* [Exercise input]:
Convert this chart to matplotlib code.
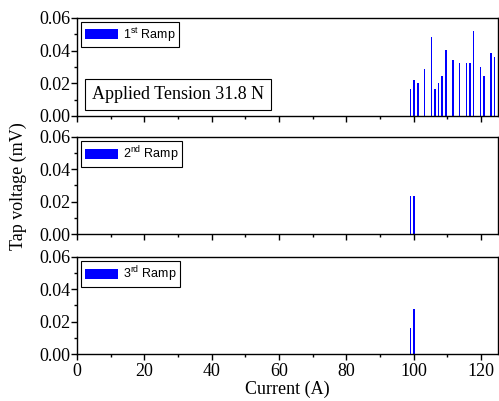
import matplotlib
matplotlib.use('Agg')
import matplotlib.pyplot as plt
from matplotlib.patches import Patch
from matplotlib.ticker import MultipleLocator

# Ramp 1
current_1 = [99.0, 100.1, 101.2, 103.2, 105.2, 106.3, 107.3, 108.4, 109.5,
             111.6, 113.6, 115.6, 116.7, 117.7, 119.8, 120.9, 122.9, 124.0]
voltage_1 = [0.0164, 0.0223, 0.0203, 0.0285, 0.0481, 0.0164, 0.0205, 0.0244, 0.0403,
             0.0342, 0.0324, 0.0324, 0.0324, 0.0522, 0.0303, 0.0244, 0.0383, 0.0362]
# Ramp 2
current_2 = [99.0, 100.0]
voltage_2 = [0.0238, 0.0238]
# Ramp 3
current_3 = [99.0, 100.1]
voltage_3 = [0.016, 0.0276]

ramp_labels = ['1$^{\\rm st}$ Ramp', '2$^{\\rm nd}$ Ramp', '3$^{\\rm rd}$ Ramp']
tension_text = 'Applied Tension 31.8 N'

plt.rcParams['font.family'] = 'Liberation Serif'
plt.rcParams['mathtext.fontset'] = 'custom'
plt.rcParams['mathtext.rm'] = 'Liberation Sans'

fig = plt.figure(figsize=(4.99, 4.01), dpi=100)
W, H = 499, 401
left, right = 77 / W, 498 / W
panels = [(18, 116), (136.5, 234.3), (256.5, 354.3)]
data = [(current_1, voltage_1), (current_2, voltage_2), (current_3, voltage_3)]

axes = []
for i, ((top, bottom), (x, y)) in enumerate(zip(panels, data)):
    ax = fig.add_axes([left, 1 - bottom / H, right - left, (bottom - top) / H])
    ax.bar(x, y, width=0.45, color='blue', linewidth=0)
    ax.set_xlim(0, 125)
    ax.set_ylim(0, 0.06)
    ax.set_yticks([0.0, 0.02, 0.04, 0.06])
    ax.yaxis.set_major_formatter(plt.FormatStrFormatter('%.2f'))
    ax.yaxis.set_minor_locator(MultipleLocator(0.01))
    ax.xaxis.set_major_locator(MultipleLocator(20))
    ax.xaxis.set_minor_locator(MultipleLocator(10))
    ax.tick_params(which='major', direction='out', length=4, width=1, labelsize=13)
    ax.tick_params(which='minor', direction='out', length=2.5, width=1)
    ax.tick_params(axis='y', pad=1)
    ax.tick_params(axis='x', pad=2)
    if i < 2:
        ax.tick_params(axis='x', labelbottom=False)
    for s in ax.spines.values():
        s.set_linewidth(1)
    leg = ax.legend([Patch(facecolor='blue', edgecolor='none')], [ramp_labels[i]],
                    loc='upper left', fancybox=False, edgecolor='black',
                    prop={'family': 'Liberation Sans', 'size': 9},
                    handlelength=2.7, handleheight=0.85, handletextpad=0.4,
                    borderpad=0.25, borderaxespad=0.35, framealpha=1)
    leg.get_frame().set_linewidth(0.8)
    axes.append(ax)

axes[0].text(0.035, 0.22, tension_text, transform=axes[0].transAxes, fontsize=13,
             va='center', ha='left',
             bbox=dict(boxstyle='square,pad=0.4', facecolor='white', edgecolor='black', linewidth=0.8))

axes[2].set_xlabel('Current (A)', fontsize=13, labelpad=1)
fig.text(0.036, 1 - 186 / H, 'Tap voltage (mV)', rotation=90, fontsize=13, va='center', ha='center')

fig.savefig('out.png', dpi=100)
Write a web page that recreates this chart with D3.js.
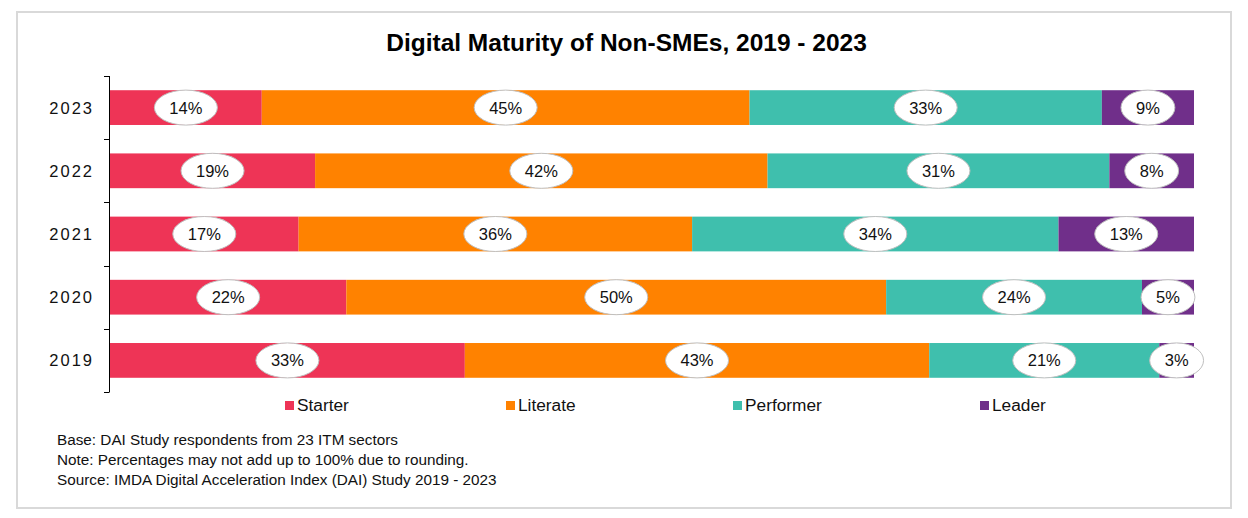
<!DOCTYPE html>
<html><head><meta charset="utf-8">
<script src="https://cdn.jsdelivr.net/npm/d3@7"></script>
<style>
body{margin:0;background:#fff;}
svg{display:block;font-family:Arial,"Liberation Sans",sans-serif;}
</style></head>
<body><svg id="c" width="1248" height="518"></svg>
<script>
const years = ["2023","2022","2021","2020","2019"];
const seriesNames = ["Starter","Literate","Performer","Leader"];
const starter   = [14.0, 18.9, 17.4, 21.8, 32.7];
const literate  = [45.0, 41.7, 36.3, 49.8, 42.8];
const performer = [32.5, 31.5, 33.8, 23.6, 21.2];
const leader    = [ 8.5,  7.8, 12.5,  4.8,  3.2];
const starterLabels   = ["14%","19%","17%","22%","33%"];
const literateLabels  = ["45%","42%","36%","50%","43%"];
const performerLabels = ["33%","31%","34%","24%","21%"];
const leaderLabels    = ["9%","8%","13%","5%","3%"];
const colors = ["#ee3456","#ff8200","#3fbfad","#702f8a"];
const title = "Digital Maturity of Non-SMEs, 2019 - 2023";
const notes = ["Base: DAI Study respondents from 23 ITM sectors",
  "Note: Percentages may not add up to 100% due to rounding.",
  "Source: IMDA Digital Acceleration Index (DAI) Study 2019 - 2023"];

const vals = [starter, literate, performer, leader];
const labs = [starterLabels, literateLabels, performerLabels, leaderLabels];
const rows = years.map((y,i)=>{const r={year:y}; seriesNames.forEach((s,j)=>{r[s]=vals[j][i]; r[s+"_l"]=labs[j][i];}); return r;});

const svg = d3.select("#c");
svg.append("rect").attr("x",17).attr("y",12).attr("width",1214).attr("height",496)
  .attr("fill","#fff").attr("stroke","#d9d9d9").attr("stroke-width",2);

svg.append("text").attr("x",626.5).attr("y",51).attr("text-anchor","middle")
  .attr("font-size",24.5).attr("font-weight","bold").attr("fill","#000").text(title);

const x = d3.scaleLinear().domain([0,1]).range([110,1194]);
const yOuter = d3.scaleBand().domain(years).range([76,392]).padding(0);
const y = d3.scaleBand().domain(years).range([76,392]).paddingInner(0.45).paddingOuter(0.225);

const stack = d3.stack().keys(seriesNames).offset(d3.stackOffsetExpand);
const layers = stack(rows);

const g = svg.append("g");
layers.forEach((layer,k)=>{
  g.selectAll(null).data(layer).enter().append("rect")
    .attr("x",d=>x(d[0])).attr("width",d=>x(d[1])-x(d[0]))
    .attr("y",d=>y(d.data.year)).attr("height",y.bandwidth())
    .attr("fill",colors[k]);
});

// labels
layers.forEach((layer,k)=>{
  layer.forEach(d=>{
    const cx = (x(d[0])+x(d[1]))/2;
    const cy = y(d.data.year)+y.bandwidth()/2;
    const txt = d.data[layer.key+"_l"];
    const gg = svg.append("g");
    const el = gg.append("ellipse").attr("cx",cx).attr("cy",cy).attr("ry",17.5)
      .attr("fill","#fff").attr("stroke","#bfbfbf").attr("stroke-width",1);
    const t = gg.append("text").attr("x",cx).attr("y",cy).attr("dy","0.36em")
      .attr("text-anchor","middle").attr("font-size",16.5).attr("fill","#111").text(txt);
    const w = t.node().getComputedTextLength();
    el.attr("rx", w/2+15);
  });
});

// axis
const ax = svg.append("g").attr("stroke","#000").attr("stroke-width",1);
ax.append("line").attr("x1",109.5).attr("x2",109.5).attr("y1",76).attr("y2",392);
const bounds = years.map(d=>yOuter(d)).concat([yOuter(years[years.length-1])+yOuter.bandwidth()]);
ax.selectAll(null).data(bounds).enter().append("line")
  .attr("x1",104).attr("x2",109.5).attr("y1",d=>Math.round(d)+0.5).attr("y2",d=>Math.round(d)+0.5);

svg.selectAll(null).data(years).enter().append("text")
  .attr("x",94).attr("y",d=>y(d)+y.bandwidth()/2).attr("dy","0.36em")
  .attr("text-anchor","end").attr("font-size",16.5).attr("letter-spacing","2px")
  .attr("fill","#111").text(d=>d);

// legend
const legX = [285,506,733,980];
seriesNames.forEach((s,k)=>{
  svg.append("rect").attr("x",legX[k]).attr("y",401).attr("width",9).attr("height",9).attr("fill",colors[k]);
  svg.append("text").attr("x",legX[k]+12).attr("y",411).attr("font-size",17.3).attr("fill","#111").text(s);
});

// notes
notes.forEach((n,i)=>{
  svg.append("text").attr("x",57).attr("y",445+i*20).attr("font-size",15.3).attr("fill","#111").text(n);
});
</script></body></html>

* [Stated task]: Repeat exactly the lines from the first line of the records above through the line containing "from matplotlib.ticker import MultipleLocator", leaving out the pictures.

* [Response to the task]:
Convert this chart to matplotlib code.
import matplotlib
matplotlib.use('Agg')
import matplotlib.pyplot as plt
from matplotlib.patches import Patch
from matplotlib.ticker import MultipleLocator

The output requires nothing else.